Annual consumer inflation remained volatile across 2016 on the back of food inflation and fell to 8.5 percent at the end of 2016, overshooting the uncertainty band. Core inflation indicators posted a notable decline through the year but returned to an uptrend in December due to exchange rate developments in the final quarter. Weak economic activity prevented core inflation from deteriorating further. Recent exchange rate movements put an upward pressure on the inflation outlook. On the other hand, medium-term inflation expectations continue to hover above the target.
The risk sentiment remains volatile due to global uncertainty.
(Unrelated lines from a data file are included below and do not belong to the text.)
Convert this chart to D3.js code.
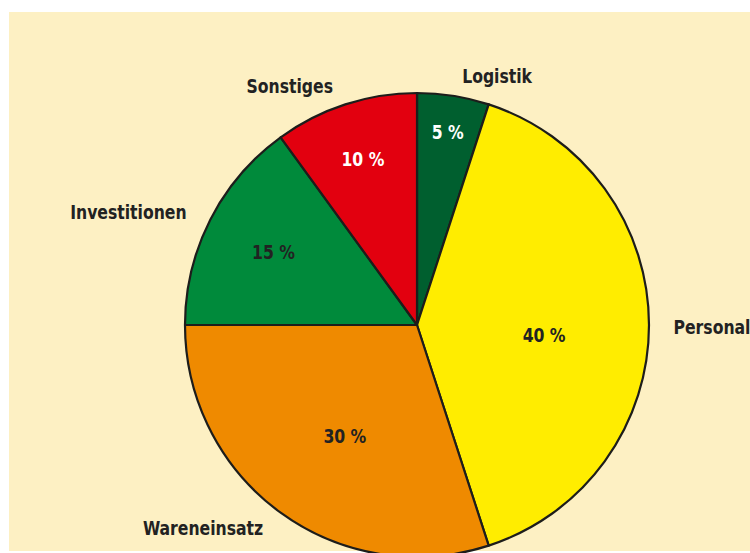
<!DOCTYPE html>
<html><head><meta charset="utf-8">
<script src="https://cdn.jsdelivr.net/npm/d3@7"></script>
<style>
html,body{margin:0;padding:0;background:#fff;}
svg text{font-family:"DejaVu Sans Condensed","DejaVu Sans",sans-serif;font-weight:bold;}
</style></head>
<body>
<svg id="chart" width="750" height="553"></svg>
<script>
const categories = ["Logistik","Personal","Wareneinsatz","Investitionen","Sonstiges"];
const values = [5,40,30,15,10];
const valueLabels = ["5 %","40 %","30 %","15 %","10 %"];
const colors = ["#005f2f","#ffed00","#ef8a00","#008a3b","#e2000f"];
const valueTextColors = ["#ffffff","#222222","#222222","#222222","#ffffff"];
// layout: value label angle (deg) & radius, category label angle (deg) & radius
const innerAngle = [9,94.5,213,297,342];
const innerR = [196,127.5,132.5,161,175];
const outerAngle = [17.8,90.4,-133.5,-68.6,-28];
const outerR = [262,295,295,310,271];

const W=750,H=553, cx=417, cy=325, R=232, sx=0.87;
const svg=d3.select("#chart");
svg.append("rect").attr("x",9).attr("y",12).attr("width",W-9).attr("height",539).attr("fill","#fdf0c3");
const g=svg.append("g").attr("transform",`translate(${cx},${cy})`);
const pie=d3.pie().sort(null).value(d=>d)(values);
const arc=d3.arc().innerRadius(0).outerRadius(R);
g.selectAll("path").data(pie).join("path").attr("d",arc)
  .attr("fill",(d,i)=>colors[i]).attr("stroke","#1d1d1b").attr("stroke-width",2.2).attr("stroke-linejoin","round");
const pos=(angDeg,r)=>{const a=angDeg*Math.PI/180;return [Math.sin(a)*r,-Math.cos(a)*r];};
g.selectAll("text.v").data(pie).join("text").attr("class","v")
  .attr("transform",(d,i)=>{const p=pos(innerAngle[i],innerR[i]);return `translate(${p[0]},${p[1]}) scale(${sx},1)`;})
  .attr("text-anchor","middle").attr("dy","0.36em").attr("font-size",20)
  .attr("fill",(d,i)=>valueTextColors[i]).text((d,i)=>valueLabels[i]);
g.selectAll("text.c").data(categories).join("text").attr("class","c")
  .attr("transform",(d,i)=>{const p=pos(outerAngle[i],outerR[i]);return `translate(${p[0]},${p[1]}) scale(${sx},1)`;})
  .attr("text-anchor","middle").attr("dy","0.36em").attr("font-size",20)
  .attr("fill","#222222").text(d=>d);
</script>
</body></html>
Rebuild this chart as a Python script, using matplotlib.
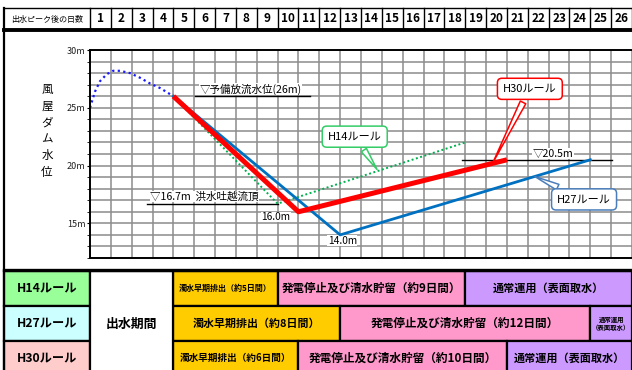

Advanced economies hiked their interest rates after the US presidential election in November 2016. Heightened global uncertainty and volatile capital flows caused financial markets and exchange rates to fluctuate across emerging economies, including Turkey. Amid rising global interest rates and weaker risk appetite, emerging economies and Turkey saw increasingly slower portfolio inflows.
The alleviation in inflationist pressures, tightness in financial conditions and the moderate course of global financial markets allowed the CBRT to implement simplification in the interest rate corridor policy through measured and cautious steps in the March‑September period of 2016. Moreover, the CBRT also took a series of liquidity measures to curtail the adverse effects of the mid-July volatilities on financial markets and ensure efficient functioning of markets. In addition to those for the Turkish lira (TL) liquidity management, the CBRT took steps to support the liquidity in the FX market throughout 2016.
To curtail the effects of the recent increase in global uncertainties and exchange rate movements due to the high volatility, the CBRT implemented monetary tightening in November. Given the current global and domestic conditions, the CBRT’s monetary policy stance remained tight against the inflation outlook, stabilizing against the FX liquidity and accommodative against financial stability.